PROBLEM DESCRIPTION —
Restate the material word for word and leave out anything that is a picture.
** begin **
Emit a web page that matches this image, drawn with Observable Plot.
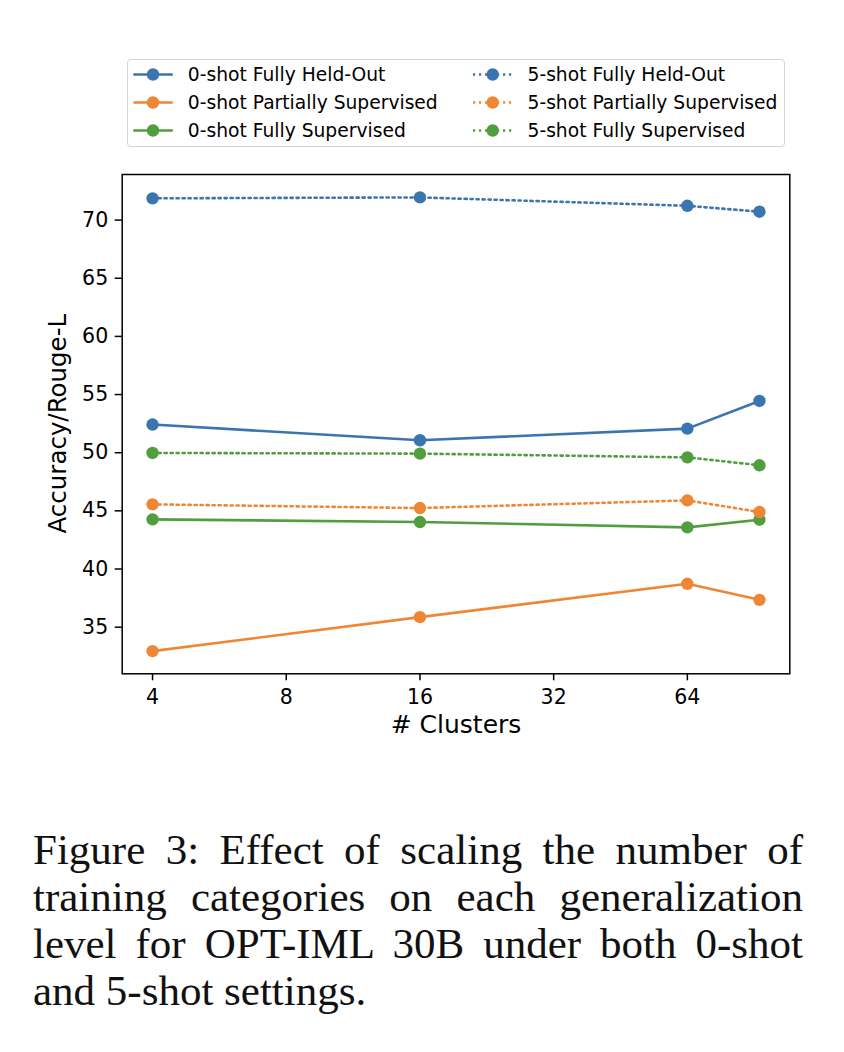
<!DOCTYPE html>
<html>
<head>
<meta charset="utf-8">
<script src="https://cdn.jsdelivr.net/npm/d3@7"></script>
<script src="https://cdn.jsdelivr.net/npm/@observablehq/plot@0.6"></script>
<style>
  html, body { margin: 0; padding: 0; background: #fff; }
  #wrap { position: relative; width: 844px; height: 1052px; overflow: hidden; }
  #chart { position: absolute; left: 0; top: 0; }
  #legend { position: absolute; left: 127px; top: 59px; width: 656px; height: 86px;
            border: 1.5px solid #d3d3d3; border-radius: 4px; background: #fff; }
  #caption { position: absolute; left: 33px; top: 826px; width: 770px;
             font-family: "Liberation Serif", "DejaVu Serif", serif; font-size: 43px;
             line-height: 47px; color: #111; }
  #caption div { text-align: justify; text-align-last: justify; white-space: nowrap; }
  #caption div.last { text-align-last: left; }
</style>
</head>
<body>
<div id="wrap">
  <div id="chart"></div>
  <div id="legend"></div>
  <div id="caption"></div>
</div>
<script>
// ---- data ----
const clusters = [4, 16, 64, 93];
const xTicks = [4, 8, 16, 32, 64];
const yTicks = [35, 40, 45, 50, 55, 60, 65, 70];
const seriesNames = [
  "0-shot Fully Held-Out",
  "0-shot Partially Supervised",
  "0-shot Fully Supervised",
  "5-shot Fully Held-Out",
  "5-shot Partially Supervised",
  "5-shot Fully Supervised"
];
const zeroShotHeldOut    = [52.42, 51.07, 52.07, 54.45];
const zeroShotPartial    = [32.94, 35.86, 38.73, 37.35];
const zeroShotFull       = [44.27, 44.04, 43.58, 44.24];
const fiveShotHeldOut    = [71.87, 71.95, 71.23, 70.72];
const fiveShotPartial    = [45.56, 45.24, 45.90, 44.90];
const fiveShotFull       = [49.98, 49.92, 49.60, 48.92];
const seriesValues = [zeroShotHeldOut, zeroShotPartial, zeroShotFull, fiveShotHeldOut, fiveShotPartial, fiveShotFull];
const seriesColors = ["#3b75af", "#ef8636", "#519e3e", "#3b75af", "#ef8636", "#519e3e"];
const seriesDotted = [false, false, false, true, true, true];
const xLabel = "# Clusters";
const yLabel = "Accuracy/Rouge-L";
const captionLines = [
  "Figure 3:  Effect of scaling the number of",
  "training categories on each generalization",
  "level for OPT-IML 30B under both 0-shot",
  "and 5-shot settings."
];

// ---- build table ----
const rows = [];
seriesNames.forEach((name, i) => {
  seriesValues[i].forEach((v, j) => rows.push({series: name, idx: i, x: clusters[j], y: v}));
});

const LW = 2.6;
const DLW = 2.6;
const DASH = "2.2,3.8";
const marks = [];
seriesNames.forEach((name, i) => {
  const d = rows.filter(r => r.idx === i);
  marks.push(Plot.line(d, {x: "x", y: "y", stroke: seriesColors[i], strokeWidth: seriesDotted[i] ? DLW : LW,
    strokeDasharray: seriesDotted[i] ? DASH : null}));
  marks.push(Plot.dot(d, {x: "x", y: "y", r: 6.2, fill: seriesColors[i], stroke: "none"}));
});

const chart = Plot.plot({
  width: 844,
  height: 760,
  marginLeft: 121.7,
  marginRight: 54.7,
  marginTop: 174,
  marginBottom: 86.7,
  style: {fontFamily: "DejaVu Sans", fontSize: "20px", color: "#000", background: "transparent"},
  x: {type: "log", base: 2, domain: [Math.pow(2, 1.77304), Math.pow(2, 6.76616)]},
  y: {domain: [30.99, 73.92]},
  marks: [
    ...marks,
    Plot.frame({stroke: "#000", strokeWidth: 1.5}),
    Plot.axisX({ticks: xTicks, tickFormat: d => String(d), tickSize: 7, tickPadding: 9, fontSize: 20.5, strokeWidth: 1.5, label: null}),
    Plot.axisY({ticks: yTicks, tickSize: 7, tickPadding: 7, fontSize: 20.5, strokeWidth: 1.5, label: null}),
    Plot.text([xLabel], {text: d => d, frameAnchor: "bottom", dy: 50.7, fontSize: 25, lineAnchor: "middle", fill: "#000"})
  ]
});
document.getElementById("chart").appendChild(chart);

// y-axis title, centred on the plot frame
d3.select(chart).append("text")
  .attr("transform", `translate(57,${(174 + 760 - 86.7) / 2}) rotate(-90)`)
  .attr("text-anchor", "middle")
  .attr("dy", "0.35em")
  .attr("font-family", "DejaVu Sans")
  .attr("font-size", 24.5)
  .attr("fill", "#000")
  .text(yLabel);

// ---- legend ----
const legend = d3.select("#legend").append("svg")
  .attr("width", 656).attr("height", 86)
  .style("position", "absolute").style("left", "0px").style("top", "0px")
  .style("font-family", "DejaVu Sans").style("font-size", "18.7px");
const colX = [5.3, 345];
const rowY = [14.5, 42.5, 70.5];
seriesNames.forEach((name, i) => {
  const col = Math.floor(i / 3), row = i % 3;
  const x0 = colX[col], y0 = rowY[row];
  const g = legend.append("g").attr("transform", `translate(${x0},${y0})`);
  g.append("line").attr("x1", 0).attr("x2", 39.5).attr("y1", 0).attr("y2", 0)
    .attr("stroke", seriesColors[i]).attr("stroke-width", seriesDotted[i] ? DLW : LW)
    .attr("stroke-dasharray", seriesDotted[i] ? DASH : null);
  g.append("circle").attr("cx", 19.7).attr("cy", 0).attr("r", 6.2).attr("fill", seriesColors[i]);
  g.append("text").attr("x", 54.5).attr("y", 0).attr("dy", "0.35em").attr("fill", "#000").text(name);
});

// ---- caption ----
const cap = d3.select("#caption");
captionLines.forEach((t, i) => {
  cap.append("div").attr("class", i === captionLines.length - 1 ? "last" : null).text(t);
});
</script>
</body>
</html>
** end **
COMPLETE OUTPUT —
Emit a web page that matches this image, drawn with Observable Plot.
<!DOCTYPE html>
<html>
<head>
<meta charset="utf-8">
<script src="https://cdn.jsdelivr.net/npm/d3@7"></script>
<script src="https://cdn.jsdelivr.net/npm/@observablehq/plot@0.6"></script>
<style>
  html, body { margin: 0; padding: 0; background: #fff; }
  #wrap { position: relative; width: 844px; height: 1052px; overflow: hidden; }
  #chart { position: absolute; left: 0; top: 0; }
  #legend { position: absolute; left: 127px; top: 59px; width: 656px; height: 86px;
            border: 1.5px solid #d3d3d3; border-radius: 4px; background: #fff; }
  #caption { position: absolute; left: 33px; top: 826px; width: 770px;
             font-family: "Liberation Serif", "DejaVu Serif", serif; font-size: 43px;
             line-height: 47px; color: #111; }
  #caption div { text-align: justify; text-align-last: justify; white-space: nowrap; }
  #caption div.last { text-align-last: left; }
</style>
</head>
<body>
<div id="wrap">
  <div id="chart"></div>
  <div id="legend"></div>
  <div id="caption"></div>
</div>
<script>
// ---- data ----
const clusters = [4, 16, 64, 93];
const xTicks = [4, 8, 16, 32, 64];
const yTicks = [35, 40, 45, 50, 55, 60, 65, 70];
const seriesNames = [
  "0-shot Fully Held-Out",
  "0-shot Partially Supervised",
  "0-shot Fully Supervised",
  "5-shot Fully Held-Out",
  "5-shot Partially Supervised",
  "5-shot Fully Supervised"
];
const zeroShotHeldOut    = [52.42, 51.07, 52.07, 54.45];
const zeroShotPartial    = [32.94, 35.86, 38.73, 37.35];
const zeroShotFull       = [44.27, 44.04, 43.58, 44.24];
const fiveShotHeldOut    = [71.87, 71.95, 71.23, 70.72];
const fiveShotPartial    = [45.56, 45.24, 45.90, 44.90];
const fiveShotFull       = [49.98, 49.92, 49.60, 48.92];
const seriesValues = [zeroShotHeldOut, zeroShotPartial, zeroShotFull, fiveShotHeldOut, fiveShotPartial, fiveShotFull];
const seriesColors = ["#3b75af", "#ef8636", "#519e3e", "#3b75af", "#ef8636", "#519e3e"];
const seriesDotted = [false, false, false, true, true, true];
const xLabel = "# Clusters";
const yLabel = "Accuracy/Rouge-L";
const captionLines = [
  "Figure 3:  Effect of scaling the number of",
  "training categories on each generalization",
  "level for OPT-IML 30B under both 0-shot",
  "and 5-shot settings."
];

// ---- build table ----
const rows = [];
seriesNames.forEach((name, i) => {
  seriesValues[i].forEach((v, j) => rows.push({series: name, idx: i, x: clusters[j], y: v}));
});

const LW = 2.6;
const DLW = 2.6;
const DASH = "2.2,3.8";
const marks = [];
seriesNames.forEach((name, i) => {
  const d = rows.filter(r => r.idx === i);
  marks.push(Plot.line(d, {x: "x", y: "y", stroke: seriesColors[i], strokeWidth: seriesDotted[i] ? DLW : LW,
    strokeDasharray: seriesDotted[i] ? DASH : null}));
  marks.push(Plot.dot(d, {x: "x", y: "y", r: 6.2, fill: seriesColors[i], stroke: "none"}));
});

const chart = Plot.plot({
  width: 844,
  height: 760,
  marginLeft: 121.7,
  marginRight: 54.7,
  marginTop: 174,
  marginBottom: 86.7,
  style: {fontFamily: "DejaVu Sans", fontSize: "20px", color: "#000", background: "transparent"},
  x: {type: "log", base: 2, domain: [Math.pow(2, 1.77304), Math.pow(2, 6.76616)]},
  y: {domain: [30.99, 73.92]},
  marks: [
    ...marks,
    Plot.frame({stroke: "#000", strokeWidth: 1.5}),
    Plot.axisX({ticks: xTicks, tickFormat: d => String(d), tickSize: 7, tickPadding: 9, fontSize: 20.5, strokeWidth: 1.5, label: null}),
    Plot.axisY({ticks: yTicks, tickSize: 7, tickPadding: 7, fontSize: 20.5, strokeWidth: 1.5, label: null}),
    Plot.text([xLabel], {text: d => d, frameAnchor: "bottom", dy: 50.7, fontSize: 25, lineAnchor: "middle", fill: "#000"})
  ]
});
document.getElementById("chart").appendChild(chart);

// y-axis title, centred on the plot frame
d3.select(chart).append("text")
  .attr("transform", `translate(57,${(174 + 760 - 86.7) / 2}) rotate(-90)`)
  .attr("text-anchor", "middle")
  .attr("dy", "0.35em")
  .attr("font-family", "DejaVu Sans")
  .attr("font-size", 24.5)
  .attr("fill", "#000")
  .text(yLabel);

// ---- legend ----
const legend = d3.select("#legend").append("svg")
  .attr("width", 656).attr("height", 86)
  .style("position", "absolute").style("left", "0px").style("top", "0px")
  .style("font-family", "DejaVu Sans").style("font-size", "18.7px");
const colX = [5.3, 345];
const rowY = [14.5, 42.5, 70.5];
seriesNames.forEach((name, i) => {
  const col = Math.floor(i / 3), row = i % 3;
  const x0 = colX[col], y0 = rowY[row];
  const g = legend.append("g").attr("transform", `translate(${x0},${y0})`);
  g.append("line").attr("x1", 0).attr("x2", 39.5).attr("y1", 0).attr("y2", 0)
    .attr("stroke", seriesColors[i]).attr("stroke-width", seriesDotted[i] ? DLW : LW)
    .attr("stroke-dasharray", seriesDotted[i] ? DASH : null);
  g.append("circle").attr("cx", 19.7).attr("cy", 0).attr("r", 6.2).attr("fill", seriesColors[i]);
  g.append("text").attr("x", 54.5).attr("y", 0).attr("dy", "0.35em").attr("fill", "#000").text(name);
});

// ---- caption ----
const cap = d3.select("#caption");
captionLines.forEach((t, i) => {
  cap.append("div").attr("class", i === captionLines.length - 1 ? "last" : null).text(t);
});
</script>
</body>
</html>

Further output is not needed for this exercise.